▸ **What this task involves**
Your task is to transcribe all of the data below exactly, omitting the images.

▸ **Data provided**
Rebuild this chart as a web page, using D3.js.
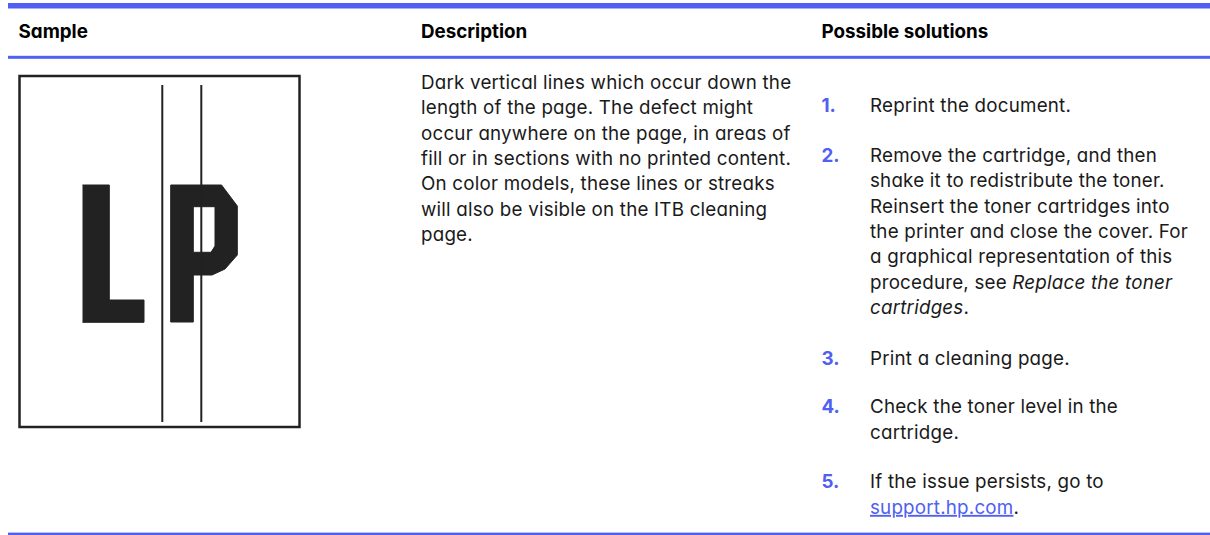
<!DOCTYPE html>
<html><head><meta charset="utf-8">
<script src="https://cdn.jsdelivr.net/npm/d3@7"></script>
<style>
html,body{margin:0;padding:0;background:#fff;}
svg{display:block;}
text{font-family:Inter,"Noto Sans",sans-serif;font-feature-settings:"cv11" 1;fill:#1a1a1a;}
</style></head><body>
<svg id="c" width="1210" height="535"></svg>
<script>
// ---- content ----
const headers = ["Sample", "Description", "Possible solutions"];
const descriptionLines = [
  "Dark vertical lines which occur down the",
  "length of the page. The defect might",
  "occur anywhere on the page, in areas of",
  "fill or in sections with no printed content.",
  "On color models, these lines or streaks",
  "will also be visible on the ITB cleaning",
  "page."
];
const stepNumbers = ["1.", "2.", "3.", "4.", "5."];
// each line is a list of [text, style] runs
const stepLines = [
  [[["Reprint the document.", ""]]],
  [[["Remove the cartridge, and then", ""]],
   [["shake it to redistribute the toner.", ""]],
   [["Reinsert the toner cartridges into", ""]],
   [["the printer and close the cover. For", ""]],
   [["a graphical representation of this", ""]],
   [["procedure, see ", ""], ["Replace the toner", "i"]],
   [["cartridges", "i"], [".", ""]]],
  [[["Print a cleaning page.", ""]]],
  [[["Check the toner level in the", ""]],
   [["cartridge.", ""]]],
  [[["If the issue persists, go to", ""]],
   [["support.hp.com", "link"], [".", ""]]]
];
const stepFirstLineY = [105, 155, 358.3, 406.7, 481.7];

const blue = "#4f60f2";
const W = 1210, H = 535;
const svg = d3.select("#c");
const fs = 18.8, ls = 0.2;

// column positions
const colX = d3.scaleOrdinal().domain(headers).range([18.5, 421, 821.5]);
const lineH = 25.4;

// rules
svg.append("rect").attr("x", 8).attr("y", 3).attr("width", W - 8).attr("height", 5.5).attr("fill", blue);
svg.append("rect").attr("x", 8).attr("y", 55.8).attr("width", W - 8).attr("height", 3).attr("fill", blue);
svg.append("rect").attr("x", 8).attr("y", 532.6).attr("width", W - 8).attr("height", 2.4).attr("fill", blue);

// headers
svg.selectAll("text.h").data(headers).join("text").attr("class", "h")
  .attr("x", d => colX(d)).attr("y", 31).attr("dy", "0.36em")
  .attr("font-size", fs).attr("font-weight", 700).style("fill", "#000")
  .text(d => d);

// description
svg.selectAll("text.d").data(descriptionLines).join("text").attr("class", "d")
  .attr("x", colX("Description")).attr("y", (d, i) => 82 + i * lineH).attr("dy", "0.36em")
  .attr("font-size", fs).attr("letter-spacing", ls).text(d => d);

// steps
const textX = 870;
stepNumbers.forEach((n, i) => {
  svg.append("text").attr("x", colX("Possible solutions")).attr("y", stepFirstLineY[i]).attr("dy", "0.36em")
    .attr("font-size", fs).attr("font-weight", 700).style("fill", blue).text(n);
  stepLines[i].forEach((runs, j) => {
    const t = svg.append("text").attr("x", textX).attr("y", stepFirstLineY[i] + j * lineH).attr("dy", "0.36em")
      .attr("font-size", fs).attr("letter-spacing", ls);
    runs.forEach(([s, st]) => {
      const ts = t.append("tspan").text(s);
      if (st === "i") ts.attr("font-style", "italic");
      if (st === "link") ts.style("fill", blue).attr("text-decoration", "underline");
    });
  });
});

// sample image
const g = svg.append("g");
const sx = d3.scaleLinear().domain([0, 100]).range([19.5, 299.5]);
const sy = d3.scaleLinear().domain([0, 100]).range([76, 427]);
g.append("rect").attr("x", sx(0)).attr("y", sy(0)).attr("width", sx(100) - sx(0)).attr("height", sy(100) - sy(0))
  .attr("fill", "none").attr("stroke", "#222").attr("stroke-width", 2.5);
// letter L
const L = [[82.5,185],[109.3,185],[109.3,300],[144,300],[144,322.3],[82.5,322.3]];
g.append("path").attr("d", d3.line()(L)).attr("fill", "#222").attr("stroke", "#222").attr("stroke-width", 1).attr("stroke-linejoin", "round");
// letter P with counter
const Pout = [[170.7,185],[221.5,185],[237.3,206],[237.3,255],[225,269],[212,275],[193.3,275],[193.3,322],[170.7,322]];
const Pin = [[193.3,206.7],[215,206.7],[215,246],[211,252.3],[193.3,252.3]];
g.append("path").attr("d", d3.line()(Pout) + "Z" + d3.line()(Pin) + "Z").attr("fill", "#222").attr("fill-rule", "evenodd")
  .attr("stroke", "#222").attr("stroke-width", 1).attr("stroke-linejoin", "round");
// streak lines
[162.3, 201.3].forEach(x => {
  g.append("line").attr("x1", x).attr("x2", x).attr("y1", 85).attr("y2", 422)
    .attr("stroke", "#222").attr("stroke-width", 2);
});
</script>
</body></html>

▸ **Answer to this problem**
Rebuild this chart as a web page, using D3.js.
<!DOCTYPE html>
<html><head><meta charset="utf-8">
<script src="https://cdn.jsdelivr.net/npm/d3@7"></script>
<style>
html,body{margin:0;padding:0;background:#fff;}
svg{display:block;}
text{font-family:Inter,"Noto Sans",sans-serif;font-feature-settings:"cv11" 1;fill:#1a1a1a;}
</style></head><body>
<svg id="c" width="1210" height="535"></svg>
<script>
// ---- content ----
const headers = ["Sample", "Description", "Possible solutions"];
const descriptionLines = [
  "Dark vertical lines which occur down the",
  "length of the page. The defect might",
  "occur anywhere on the page, in areas of",
  "fill or in sections with no printed content.",
  "On color models, these lines or streaks",
  "will also be visible on the ITB cleaning",
  "page."
];
const stepNumbers = ["1.", "2.", "3.", "4.", "5."];
// each line is a list of [text, style] runs
const stepLines = [
  [[["Reprint the document.", ""]]],
  [[["Remove the cartridge, and then", ""]],
   [["shake it to redistribute the toner.", ""]],
   [["Reinsert the toner cartridges into", ""]],
   [["the printer and close the cover. For", ""]],
   [["a graphical representation of this", ""]],
   [["procedure, see ", ""], ["Replace the toner", "i"]],
   [["cartridges", "i"], [".", ""]]],
  [[["Print a cleaning page.", ""]]],
  [[["Check the toner level in the", ""]],
   [["cartridge.", ""]]],
  [[["If the issue persists, go to", ""]],
   [["support.hp.com", "link"], [".", ""]]]
];
const stepFirstLineY = [105, 155, 358.3, 406.7, 481.7];

const blue = "#4f60f2";
const W = 1210, H = 535;
const svg = d3.select("#c");
const fs = 18.8, ls = 0.2;

// column positions
const colX = d3.scaleOrdinal().domain(headers).range([18.5, 421, 821.5]);
const lineH = 25.4;

// rules
svg.append("rect").attr("x", 8).attr("y", 3).attr("width", W - 8).attr("height", 5.5).attr("fill", blue);
svg.append("rect").attr("x", 8).attr("y", 55.8).attr("width", W - 8).attr("height", 3).attr("fill", blue);
svg.append("rect").attr("x", 8).attr("y", 532.6).attr("width", W - 8).attr("height", 2.4).attr("fill", blue);

// headers
svg.selectAll("text.h").data(headers).join("text").attr("class", "h")
  .attr("x", d => colX(d)).attr("y", 31).attr("dy", "0.36em")
  .attr("font-size", fs).attr("font-weight", 700).style("fill", "#000")
  .text(d => d);

// description
svg.selectAll("text.d").data(descriptionLines).join("text").attr("class", "d")
  .attr("x", colX("Description")).attr("y", (d, i) => 82 + i * lineH).attr("dy", "0.36em")
  .attr("font-size", fs).attr("letter-spacing", ls).text(d => d);

// steps
const textX = 870;
stepNumbers.forEach((n, i) => {
  svg.append("text").attr("x", colX("Possible solutions")).attr("y", stepFirstLineY[i]).attr("dy", "0.36em")
    .attr("font-size", fs).attr("font-weight", 700).style("fill", blue).text(n);
  stepLines[i].forEach((runs, j) => {
    const t = svg.append("text").attr("x", textX).attr("y", stepFirstLineY[i] + j * lineH).attr("dy", "0.36em")
      .attr("font-size", fs).attr("letter-spacing", ls);
    runs.forEach(([s, st]) => {
      const ts = t.append("tspan").text(s);
      if (st === "i") ts.attr("font-style", "italic");
      if (st === "link") ts.style("fill", blue).attr("text-decoration", "underline");
    });
  });
});

// sample image
const g = svg.append("g");
const sx = d3.scaleLinear().domain([0, 100]).range([19.5, 299.5]);
const sy = d3.scaleLinear().domain([0, 100]).range([76, 427]);
g.append("rect").attr("x", sx(0)).attr("y", sy(0)).attr("width", sx(100) - sx(0)).attr("height", sy(100) - sy(0))
  .attr("fill", "none").attr("stroke", "#222").attr("stroke-width", 2.5);
// letter L
const L = [[82.5,185],[109.3,185],[109.3,300],[144,300],[144,322.3],[82.5,322.3]];
g.append("path").attr("d", d3.line()(L)).attr("fill", "#222").attr("stroke", "#222").attr("stroke-width", 1).attr("stroke-linejoin", "round");
// letter P with counter
const Pout = [[170.7,185],[221.5,185],[237.3,206],[237.3,255],[225,269],[212,275],[193.3,275],[193.3,322],[170.7,322]];
const Pin = [[193.3,206.7],[215,206.7],[215,246],[211,252.3],[193.3,252.3]];
g.append("path").attr("d", d3.line()(Pout) + "Z" + d3.line()(Pin) + "Z").attr("fill", "#222").attr("fill-rule", "evenodd")
  .attr("stroke", "#222").attr("stroke-width", 1).attr("stroke-linejoin", "round");
// streak lines
[162.3, 201.3].forEach(x => {
  g.append("line").attr("x1", x).attr("x2", x).attr("y1", 85).attr("y2", 422)
    .attr("stroke", "#222").attr("stroke-width", 2);
});
</script>
</body></html>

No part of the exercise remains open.